Entries with chart source code
□ □ □ □

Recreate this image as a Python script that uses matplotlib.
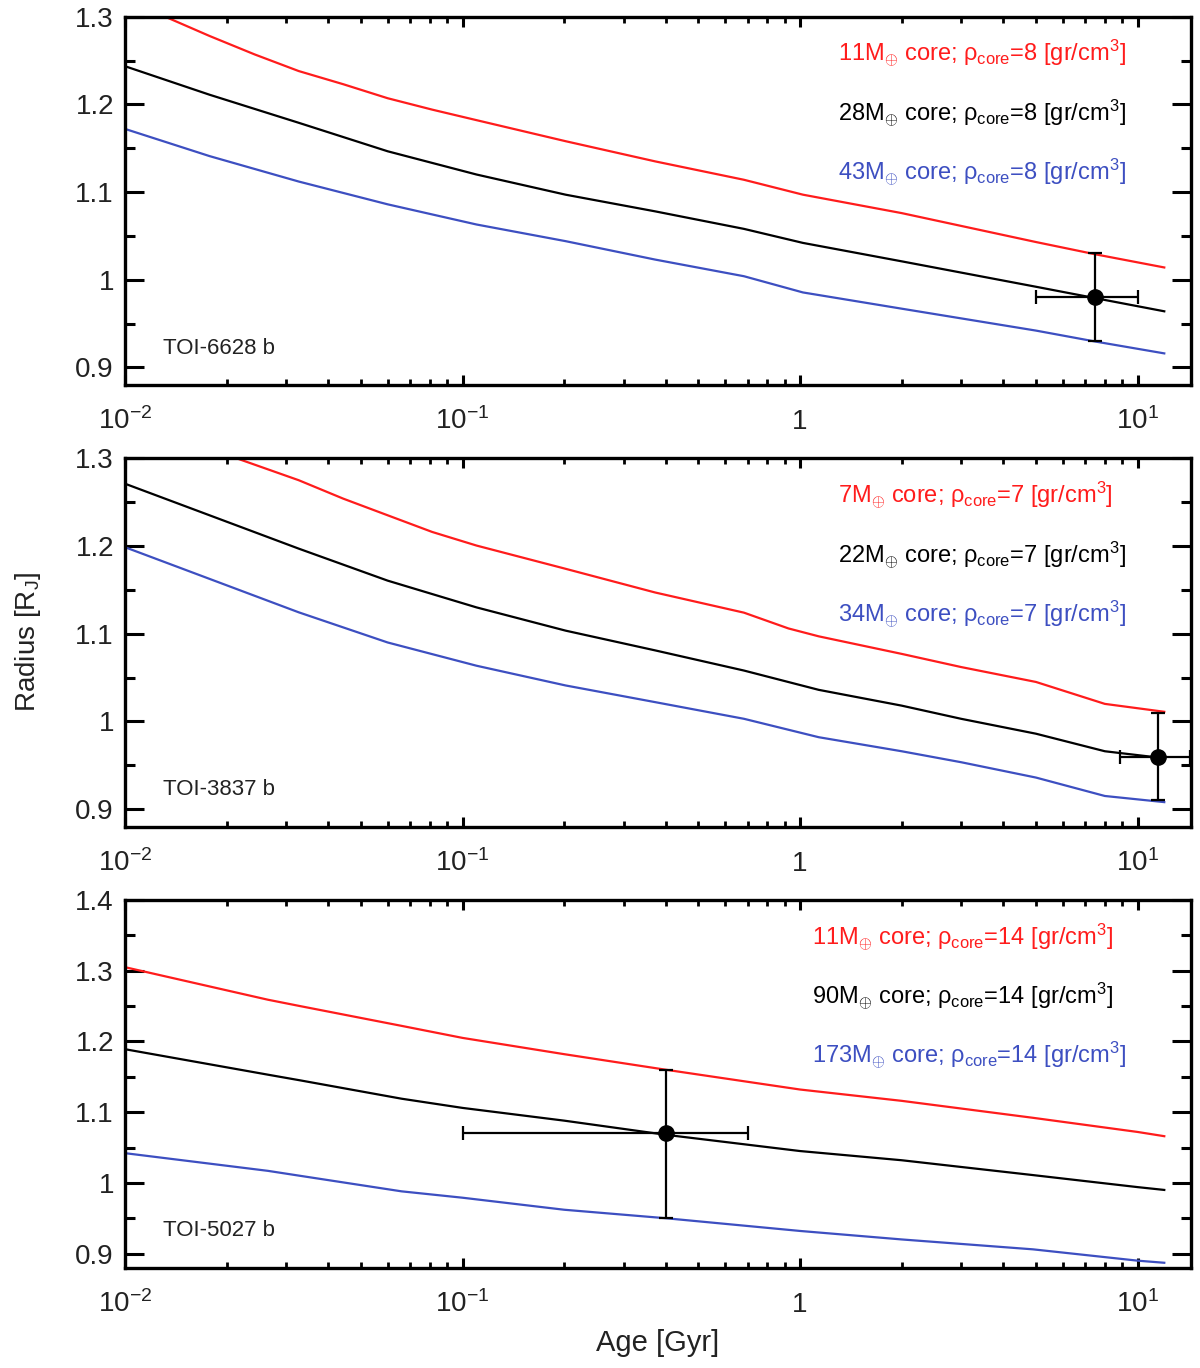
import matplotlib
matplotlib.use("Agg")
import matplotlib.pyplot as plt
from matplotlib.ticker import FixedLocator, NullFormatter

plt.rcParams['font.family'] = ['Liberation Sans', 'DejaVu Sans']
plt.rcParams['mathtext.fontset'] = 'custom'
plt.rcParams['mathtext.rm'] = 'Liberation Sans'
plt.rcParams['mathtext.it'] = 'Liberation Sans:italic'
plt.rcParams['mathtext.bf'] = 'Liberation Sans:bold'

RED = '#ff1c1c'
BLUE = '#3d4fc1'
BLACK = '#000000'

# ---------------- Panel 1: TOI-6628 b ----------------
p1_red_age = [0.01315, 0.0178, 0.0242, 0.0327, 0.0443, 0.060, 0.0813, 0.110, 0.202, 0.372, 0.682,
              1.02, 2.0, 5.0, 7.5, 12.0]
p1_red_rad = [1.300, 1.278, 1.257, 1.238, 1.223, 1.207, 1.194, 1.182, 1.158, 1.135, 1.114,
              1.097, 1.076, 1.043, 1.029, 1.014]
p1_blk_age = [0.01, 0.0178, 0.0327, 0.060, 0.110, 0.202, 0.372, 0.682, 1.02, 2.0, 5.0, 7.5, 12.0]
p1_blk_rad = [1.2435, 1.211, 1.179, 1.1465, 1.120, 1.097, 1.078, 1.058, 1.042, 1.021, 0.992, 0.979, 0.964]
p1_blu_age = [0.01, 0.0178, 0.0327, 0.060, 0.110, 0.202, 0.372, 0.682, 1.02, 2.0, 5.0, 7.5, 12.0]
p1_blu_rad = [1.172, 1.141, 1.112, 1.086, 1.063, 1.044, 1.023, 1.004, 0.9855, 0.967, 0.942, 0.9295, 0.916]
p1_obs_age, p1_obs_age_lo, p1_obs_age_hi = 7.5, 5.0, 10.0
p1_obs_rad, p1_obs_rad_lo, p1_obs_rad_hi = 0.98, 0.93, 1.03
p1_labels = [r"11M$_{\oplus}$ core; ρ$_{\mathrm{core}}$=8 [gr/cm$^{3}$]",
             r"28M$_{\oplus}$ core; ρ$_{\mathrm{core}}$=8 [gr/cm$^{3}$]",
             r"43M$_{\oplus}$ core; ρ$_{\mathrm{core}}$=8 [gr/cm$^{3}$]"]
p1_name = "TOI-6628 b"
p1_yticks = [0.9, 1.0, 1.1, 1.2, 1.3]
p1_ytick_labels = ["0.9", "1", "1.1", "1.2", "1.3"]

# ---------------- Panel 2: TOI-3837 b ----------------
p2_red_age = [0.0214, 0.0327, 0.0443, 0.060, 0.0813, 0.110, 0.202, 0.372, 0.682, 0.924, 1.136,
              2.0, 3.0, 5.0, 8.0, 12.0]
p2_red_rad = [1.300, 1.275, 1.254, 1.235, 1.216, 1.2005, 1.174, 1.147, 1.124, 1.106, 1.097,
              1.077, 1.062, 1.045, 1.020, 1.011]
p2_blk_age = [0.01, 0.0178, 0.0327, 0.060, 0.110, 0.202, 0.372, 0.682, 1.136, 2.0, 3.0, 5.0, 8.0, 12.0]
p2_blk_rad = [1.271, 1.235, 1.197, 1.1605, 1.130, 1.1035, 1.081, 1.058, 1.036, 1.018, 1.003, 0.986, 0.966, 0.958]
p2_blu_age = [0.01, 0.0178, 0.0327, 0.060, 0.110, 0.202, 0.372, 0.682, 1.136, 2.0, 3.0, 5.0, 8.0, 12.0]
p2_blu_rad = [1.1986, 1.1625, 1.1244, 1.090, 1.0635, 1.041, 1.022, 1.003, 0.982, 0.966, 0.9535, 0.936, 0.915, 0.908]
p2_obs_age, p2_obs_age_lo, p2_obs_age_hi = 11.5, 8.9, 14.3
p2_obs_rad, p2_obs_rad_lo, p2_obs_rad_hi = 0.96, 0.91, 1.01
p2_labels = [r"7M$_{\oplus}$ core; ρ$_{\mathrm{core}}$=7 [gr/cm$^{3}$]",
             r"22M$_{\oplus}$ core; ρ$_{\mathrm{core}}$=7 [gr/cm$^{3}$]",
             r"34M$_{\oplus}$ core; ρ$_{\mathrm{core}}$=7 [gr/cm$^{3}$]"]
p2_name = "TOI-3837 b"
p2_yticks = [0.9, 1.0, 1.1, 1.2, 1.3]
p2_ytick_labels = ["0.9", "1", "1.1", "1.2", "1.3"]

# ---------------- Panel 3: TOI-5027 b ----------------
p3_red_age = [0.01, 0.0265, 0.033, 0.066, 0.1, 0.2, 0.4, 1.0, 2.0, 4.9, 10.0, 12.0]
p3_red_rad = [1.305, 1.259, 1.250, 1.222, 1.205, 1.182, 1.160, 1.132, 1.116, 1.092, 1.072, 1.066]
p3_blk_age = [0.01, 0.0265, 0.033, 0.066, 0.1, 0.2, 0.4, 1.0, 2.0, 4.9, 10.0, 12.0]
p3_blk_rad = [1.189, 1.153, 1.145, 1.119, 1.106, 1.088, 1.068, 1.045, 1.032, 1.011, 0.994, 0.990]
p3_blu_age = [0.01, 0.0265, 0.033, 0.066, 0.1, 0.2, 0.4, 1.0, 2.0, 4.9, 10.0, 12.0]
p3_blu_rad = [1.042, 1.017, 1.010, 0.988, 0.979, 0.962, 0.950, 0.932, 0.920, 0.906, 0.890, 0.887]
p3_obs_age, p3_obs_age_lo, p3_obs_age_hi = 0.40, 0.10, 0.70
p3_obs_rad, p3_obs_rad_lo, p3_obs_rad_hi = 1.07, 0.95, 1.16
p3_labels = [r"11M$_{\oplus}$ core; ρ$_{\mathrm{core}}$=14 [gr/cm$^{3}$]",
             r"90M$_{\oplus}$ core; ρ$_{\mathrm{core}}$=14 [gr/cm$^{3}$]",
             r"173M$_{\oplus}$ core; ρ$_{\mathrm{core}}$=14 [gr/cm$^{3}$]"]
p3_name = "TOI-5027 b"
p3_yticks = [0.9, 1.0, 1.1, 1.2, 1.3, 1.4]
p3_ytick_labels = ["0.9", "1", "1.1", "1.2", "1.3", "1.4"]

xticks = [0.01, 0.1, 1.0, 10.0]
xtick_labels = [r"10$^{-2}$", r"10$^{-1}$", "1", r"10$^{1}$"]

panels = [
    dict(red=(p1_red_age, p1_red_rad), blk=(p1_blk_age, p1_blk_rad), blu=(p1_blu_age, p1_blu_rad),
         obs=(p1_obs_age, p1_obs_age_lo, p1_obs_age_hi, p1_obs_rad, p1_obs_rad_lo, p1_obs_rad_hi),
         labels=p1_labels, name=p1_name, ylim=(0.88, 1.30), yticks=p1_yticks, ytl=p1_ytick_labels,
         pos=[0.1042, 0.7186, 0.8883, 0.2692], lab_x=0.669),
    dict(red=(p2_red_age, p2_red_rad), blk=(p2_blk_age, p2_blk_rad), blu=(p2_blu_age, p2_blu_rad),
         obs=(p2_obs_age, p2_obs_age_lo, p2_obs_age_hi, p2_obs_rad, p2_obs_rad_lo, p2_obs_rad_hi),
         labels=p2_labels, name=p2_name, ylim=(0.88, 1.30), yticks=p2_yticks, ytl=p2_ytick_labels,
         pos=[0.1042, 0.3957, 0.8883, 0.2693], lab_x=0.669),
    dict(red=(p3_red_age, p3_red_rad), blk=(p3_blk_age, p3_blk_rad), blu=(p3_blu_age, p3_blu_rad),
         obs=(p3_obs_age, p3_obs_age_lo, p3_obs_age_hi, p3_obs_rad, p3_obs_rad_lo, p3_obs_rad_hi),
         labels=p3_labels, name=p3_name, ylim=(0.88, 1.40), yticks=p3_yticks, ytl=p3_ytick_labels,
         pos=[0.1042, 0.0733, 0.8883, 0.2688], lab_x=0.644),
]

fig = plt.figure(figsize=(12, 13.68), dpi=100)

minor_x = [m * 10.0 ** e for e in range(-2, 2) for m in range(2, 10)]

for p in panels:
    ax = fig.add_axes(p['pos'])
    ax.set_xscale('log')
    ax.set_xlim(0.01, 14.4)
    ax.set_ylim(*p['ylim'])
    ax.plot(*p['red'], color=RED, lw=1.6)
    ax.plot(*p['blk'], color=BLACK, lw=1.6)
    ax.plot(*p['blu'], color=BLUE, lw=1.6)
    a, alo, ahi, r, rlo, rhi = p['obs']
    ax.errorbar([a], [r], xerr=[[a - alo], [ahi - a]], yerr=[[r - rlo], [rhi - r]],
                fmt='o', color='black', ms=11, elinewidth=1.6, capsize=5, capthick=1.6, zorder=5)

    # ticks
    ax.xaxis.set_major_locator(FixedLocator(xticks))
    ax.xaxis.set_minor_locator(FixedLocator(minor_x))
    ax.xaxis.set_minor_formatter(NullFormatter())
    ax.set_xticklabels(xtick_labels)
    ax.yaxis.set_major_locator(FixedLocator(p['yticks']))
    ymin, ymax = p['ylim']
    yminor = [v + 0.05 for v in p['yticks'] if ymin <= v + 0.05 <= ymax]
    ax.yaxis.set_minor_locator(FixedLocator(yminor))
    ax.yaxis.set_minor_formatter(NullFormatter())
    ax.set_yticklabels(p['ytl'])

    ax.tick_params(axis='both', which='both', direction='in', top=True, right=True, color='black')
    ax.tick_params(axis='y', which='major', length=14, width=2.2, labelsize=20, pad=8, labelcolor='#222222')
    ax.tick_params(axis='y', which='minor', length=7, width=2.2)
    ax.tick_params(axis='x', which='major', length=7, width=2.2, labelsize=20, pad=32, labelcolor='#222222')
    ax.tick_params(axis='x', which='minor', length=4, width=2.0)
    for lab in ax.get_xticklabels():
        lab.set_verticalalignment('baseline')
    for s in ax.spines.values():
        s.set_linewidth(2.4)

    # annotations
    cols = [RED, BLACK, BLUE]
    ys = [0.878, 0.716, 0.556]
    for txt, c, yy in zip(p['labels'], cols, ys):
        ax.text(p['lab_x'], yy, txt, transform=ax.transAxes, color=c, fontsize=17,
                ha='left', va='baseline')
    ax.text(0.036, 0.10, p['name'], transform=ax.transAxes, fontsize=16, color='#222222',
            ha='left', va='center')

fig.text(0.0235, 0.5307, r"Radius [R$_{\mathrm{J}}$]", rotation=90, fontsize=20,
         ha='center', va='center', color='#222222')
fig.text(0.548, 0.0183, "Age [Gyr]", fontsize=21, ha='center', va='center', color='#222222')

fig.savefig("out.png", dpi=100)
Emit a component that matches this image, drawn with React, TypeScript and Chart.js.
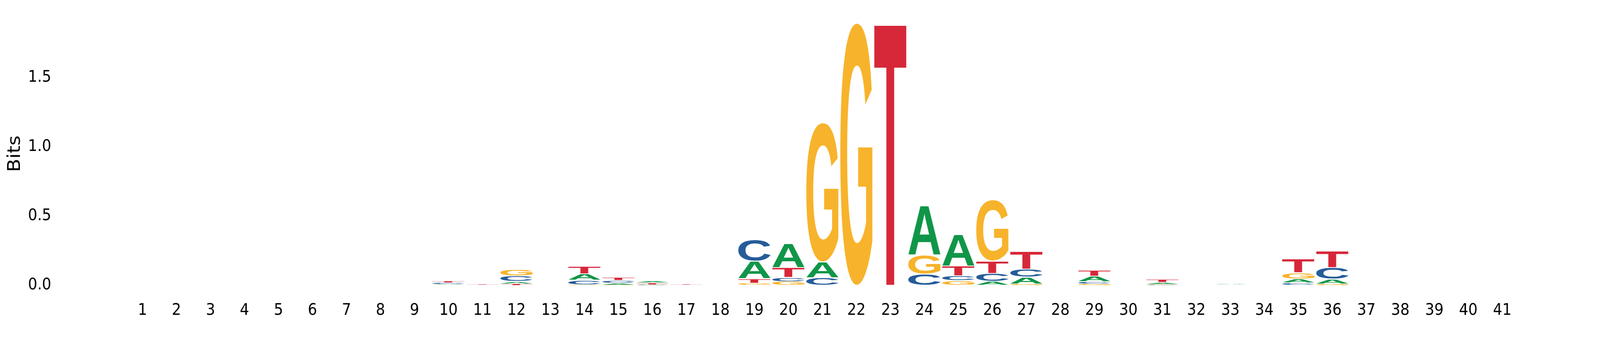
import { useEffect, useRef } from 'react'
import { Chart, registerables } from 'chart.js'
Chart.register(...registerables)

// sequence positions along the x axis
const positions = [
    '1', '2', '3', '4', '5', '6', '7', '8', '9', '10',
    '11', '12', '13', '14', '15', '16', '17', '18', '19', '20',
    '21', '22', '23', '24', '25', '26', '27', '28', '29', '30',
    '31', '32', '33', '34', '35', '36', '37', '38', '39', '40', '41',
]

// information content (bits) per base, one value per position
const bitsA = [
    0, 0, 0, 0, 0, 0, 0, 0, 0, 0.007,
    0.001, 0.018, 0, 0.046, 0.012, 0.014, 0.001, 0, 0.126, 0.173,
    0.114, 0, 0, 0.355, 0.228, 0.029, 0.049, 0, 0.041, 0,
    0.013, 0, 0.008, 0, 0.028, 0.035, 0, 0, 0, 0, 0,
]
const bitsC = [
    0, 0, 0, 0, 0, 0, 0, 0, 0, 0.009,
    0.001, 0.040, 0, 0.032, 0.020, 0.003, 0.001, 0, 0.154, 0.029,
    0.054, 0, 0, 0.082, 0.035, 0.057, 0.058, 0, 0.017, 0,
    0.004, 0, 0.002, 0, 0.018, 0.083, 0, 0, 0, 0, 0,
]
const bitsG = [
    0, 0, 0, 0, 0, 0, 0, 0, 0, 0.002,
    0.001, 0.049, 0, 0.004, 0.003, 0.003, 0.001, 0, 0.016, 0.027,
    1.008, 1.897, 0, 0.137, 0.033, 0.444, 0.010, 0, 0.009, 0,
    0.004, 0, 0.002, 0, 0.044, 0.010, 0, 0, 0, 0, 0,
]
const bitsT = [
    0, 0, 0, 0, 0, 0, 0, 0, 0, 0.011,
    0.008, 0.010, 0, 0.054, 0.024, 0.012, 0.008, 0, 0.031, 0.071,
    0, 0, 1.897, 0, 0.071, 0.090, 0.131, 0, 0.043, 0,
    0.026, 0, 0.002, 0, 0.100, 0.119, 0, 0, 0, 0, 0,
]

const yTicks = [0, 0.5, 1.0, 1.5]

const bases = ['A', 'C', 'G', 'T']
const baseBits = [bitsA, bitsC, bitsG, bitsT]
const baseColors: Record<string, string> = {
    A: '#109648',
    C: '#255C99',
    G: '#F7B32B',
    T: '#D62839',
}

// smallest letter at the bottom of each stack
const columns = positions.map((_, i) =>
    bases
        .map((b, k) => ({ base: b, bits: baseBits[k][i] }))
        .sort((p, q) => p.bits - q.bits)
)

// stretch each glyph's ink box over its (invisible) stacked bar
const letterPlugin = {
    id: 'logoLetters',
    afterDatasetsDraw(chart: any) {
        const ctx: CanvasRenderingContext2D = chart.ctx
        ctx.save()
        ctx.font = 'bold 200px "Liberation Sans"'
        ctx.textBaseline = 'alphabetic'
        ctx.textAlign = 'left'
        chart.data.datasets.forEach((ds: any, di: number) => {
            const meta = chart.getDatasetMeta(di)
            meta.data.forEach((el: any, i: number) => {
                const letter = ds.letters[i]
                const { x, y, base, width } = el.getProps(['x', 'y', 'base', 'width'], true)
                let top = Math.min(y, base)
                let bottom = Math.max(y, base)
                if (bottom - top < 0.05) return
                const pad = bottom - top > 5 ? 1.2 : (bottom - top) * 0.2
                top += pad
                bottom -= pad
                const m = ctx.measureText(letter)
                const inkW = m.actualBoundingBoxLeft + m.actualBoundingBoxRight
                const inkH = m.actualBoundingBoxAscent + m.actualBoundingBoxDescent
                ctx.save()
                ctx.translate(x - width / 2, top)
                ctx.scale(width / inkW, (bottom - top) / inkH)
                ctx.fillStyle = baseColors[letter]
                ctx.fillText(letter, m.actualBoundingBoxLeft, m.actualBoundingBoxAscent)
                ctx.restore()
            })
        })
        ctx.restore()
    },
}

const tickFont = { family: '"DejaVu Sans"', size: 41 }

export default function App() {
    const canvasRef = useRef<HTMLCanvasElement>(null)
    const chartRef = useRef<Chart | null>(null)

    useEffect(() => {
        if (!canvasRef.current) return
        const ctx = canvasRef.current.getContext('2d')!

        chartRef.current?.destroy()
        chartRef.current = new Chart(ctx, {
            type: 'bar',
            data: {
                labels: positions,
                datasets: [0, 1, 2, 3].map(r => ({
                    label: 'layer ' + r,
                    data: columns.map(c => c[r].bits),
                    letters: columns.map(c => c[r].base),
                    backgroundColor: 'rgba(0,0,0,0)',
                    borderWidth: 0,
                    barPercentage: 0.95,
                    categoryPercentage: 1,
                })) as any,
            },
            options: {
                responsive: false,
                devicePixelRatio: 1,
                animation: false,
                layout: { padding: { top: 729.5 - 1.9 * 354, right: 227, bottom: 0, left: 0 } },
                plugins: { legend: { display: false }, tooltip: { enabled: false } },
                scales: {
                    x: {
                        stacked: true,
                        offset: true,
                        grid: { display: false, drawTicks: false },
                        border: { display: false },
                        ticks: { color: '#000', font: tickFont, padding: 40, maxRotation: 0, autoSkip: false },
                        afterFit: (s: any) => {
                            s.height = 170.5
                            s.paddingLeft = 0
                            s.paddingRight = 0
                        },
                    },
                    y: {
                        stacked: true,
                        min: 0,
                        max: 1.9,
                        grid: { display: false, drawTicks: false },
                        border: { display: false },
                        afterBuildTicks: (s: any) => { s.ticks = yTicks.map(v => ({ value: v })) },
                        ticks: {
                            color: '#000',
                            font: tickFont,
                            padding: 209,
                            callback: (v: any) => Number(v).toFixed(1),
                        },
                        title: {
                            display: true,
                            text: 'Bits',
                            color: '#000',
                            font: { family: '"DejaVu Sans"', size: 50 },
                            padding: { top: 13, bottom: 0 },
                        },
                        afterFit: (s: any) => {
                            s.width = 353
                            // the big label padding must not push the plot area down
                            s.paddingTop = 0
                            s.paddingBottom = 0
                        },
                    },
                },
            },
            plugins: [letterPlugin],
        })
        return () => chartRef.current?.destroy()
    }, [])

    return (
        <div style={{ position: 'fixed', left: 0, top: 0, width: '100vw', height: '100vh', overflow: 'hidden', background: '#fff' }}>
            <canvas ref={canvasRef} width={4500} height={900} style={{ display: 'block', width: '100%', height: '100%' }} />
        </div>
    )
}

□ □ □ □

Set down exactly the lines above, from the line containing "Emit a component" through the line containing "const yTicks = [0, 0.5, 1.0, 1.5]". Skip the pictures.

Emit a component that matches this image, drawn with React, TypeScript and Chart.js.
import { useEffect, useRef } from 'react'
import { Chart, registerables } from 'chart.js'
Chart.register(...registerables)

// sequence positions along the x axis
const positions = [
    '1', '2', '3', '4', '5', '6', '7', '8', '9', '10',
    '11', '12', '13', '14', '15', '16', '17', '18', '19', '20',
    '21', '22', '23', '24', '25', '26', '27', '28', '29', '30',
    '31', '32', '33', '34', '35', '36', '37', '38', '39', '40', '41',
]

// information content (bits) per base, one value per position
const bitsA = [
    0, 0, 0, 0, 0, 0, 0, 0, 0, 0.007,
    0.001, 0.018, 0, 0.046, 0.012, 0.014, 0.001, 0, 0.126, 0.173,
    0.114, 0, 0, 0.355, 0.228, 0.029, 0.049, 0, 0.041, 0,
    0.013, 0, 0.008, 0, 0.028, 0.035, 0, 0, 0, 0, 0,
]
const bitsC = [
    0, 0, 0, 0, 0, 0, 0, 0, 0, 0.009,
    0.001, 0.040, 0, 0.032, 0.020, 0.003, 0.001, 0, 0.154, 0.029,
    0.054, 0, 0, 0.082, 0.035, 0.057, 0.058, 0, 0.017, 0,
    0.004, 0, 0.002, 0, 0.018, 0.083, 0, 0, 0, 0, 0,
]
const bitsG = [
    0, 0, 0, 0, 0, 0, 0, 0, 0, 0.002,
    0.001, 0.049, 0, 0.004, 0.003, 0.003, 0.001, 0, 0.016, 0.027,
    1.008, 1.897, 0, 0.137, 0.033, 0.444, 0.010, 0, 0.009, 0,
    0.004, 0, 0.002, 0, 0.044, 0.010, 0, 0, 0, 0, 0,
]
const bitsT = [
    0, 0, 0, 0, 0, 0, 0, 0, 0, 0.011,
    0.008, 0.010, 0, 0.054, 0.024, 0.012, 0.008, 0, 0.031, 0.071,
    0, 0, 1.897, 0, 0.071, 0.090, 0.131, 0, 0.043, 0,
    0.026, 0, 0.002, 0, 0.100, 0.119, 0, 0, 0, 0, 0,
]

const yTicks = [0, 0.5, 1.0, 1.5]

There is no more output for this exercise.